Hart died in England in 1911, and was buried in the pretty Thames-side churchyard at Bisham, near Marlow. In early 2013 with funding from the UK’s Arts and Humanities Research Council, I worked with fellow-historians to restore the grave of Hart and his wife Hester, which was rededicated in a ceremony in February 2013 (you can find a write up here). Several of Hart’s descendants came to the event, as well as the children and grand-children of Customs staff. I also collaborated with a Bristol-based company on a short film about this process and about Hart’s career and contributions to Britain-China relations (for more on that look here). Hart is also remembered in the name of a primary school in his homeland. The last time I visited the Shanghai History Museum he was just about the first person I saw, in the shape of an actor playing the Inspector-General in the introductory film, but the statue remains conspicuous by its absence, as all the Bund memorials do.
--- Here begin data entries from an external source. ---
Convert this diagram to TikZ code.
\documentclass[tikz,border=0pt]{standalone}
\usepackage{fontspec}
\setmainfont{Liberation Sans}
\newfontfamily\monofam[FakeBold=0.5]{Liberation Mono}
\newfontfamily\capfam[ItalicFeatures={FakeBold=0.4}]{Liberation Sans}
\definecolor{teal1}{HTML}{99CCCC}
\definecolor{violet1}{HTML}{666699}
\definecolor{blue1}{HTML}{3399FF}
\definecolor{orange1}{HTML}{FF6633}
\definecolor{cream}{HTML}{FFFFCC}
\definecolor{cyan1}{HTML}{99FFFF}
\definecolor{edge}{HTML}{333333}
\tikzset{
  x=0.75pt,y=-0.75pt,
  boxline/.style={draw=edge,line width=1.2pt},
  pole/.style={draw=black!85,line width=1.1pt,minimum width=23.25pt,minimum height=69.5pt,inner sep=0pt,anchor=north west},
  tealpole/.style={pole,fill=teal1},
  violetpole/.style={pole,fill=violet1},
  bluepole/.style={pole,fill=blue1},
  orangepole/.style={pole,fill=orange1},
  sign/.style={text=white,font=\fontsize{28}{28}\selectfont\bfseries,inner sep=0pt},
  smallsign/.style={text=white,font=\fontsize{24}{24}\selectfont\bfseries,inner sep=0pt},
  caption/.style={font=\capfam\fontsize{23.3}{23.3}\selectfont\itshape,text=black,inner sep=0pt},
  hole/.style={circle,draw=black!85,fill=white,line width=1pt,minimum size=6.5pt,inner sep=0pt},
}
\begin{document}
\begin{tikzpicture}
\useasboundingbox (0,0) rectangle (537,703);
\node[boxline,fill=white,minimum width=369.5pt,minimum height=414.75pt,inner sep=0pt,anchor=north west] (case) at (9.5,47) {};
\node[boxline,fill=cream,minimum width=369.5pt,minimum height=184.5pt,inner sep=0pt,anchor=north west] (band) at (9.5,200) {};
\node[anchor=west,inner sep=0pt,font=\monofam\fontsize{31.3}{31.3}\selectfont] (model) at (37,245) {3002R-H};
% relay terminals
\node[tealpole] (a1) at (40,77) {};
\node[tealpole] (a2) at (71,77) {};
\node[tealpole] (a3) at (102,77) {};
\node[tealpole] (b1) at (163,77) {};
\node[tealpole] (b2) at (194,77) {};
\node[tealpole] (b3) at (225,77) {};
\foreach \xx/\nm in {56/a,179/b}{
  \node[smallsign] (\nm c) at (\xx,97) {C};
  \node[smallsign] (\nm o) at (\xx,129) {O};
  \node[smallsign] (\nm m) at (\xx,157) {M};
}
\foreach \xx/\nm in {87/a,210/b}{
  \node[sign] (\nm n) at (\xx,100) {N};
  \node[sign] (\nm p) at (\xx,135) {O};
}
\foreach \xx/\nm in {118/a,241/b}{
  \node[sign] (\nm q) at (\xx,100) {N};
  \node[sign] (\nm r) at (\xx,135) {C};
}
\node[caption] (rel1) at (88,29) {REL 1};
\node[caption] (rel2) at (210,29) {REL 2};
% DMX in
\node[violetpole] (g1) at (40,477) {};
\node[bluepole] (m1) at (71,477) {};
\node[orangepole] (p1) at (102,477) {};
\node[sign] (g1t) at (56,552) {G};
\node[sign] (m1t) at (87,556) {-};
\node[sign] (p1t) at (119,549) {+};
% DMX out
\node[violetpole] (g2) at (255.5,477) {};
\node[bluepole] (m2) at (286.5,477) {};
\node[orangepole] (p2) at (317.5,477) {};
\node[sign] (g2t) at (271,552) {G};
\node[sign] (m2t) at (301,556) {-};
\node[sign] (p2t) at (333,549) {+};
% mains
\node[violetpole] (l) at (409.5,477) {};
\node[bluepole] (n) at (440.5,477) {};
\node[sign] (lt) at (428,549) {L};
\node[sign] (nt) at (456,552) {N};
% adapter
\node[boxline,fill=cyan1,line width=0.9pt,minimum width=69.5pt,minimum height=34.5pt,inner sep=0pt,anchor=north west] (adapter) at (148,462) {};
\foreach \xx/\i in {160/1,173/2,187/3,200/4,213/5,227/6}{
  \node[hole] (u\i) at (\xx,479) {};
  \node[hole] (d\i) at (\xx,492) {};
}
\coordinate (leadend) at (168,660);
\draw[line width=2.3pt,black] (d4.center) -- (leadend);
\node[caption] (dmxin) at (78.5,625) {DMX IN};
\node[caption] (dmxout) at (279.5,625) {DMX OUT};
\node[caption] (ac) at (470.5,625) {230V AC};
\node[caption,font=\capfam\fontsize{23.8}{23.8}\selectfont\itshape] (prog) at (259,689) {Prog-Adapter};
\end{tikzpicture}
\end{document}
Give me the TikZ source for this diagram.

And my beef with that word ‘cosmopolitan’? Well, this was never an innocent word, and it was in general a statement of power for the foreign residents of Shanghai who lauded their little league of nations on the banks of the Huangpu river. It was cosmopolitan on their terms, and those terms were shaped by the power relationships which shaped the city. After all, Chinese residents were forbidden from walking on the Bund lawns on which Sir Robert Hart was placed, and so would not have been able to read those inscriptions, which went through the cosmopolitan motions of speaking in Chinese, but which spoke to a deliberately emptied air.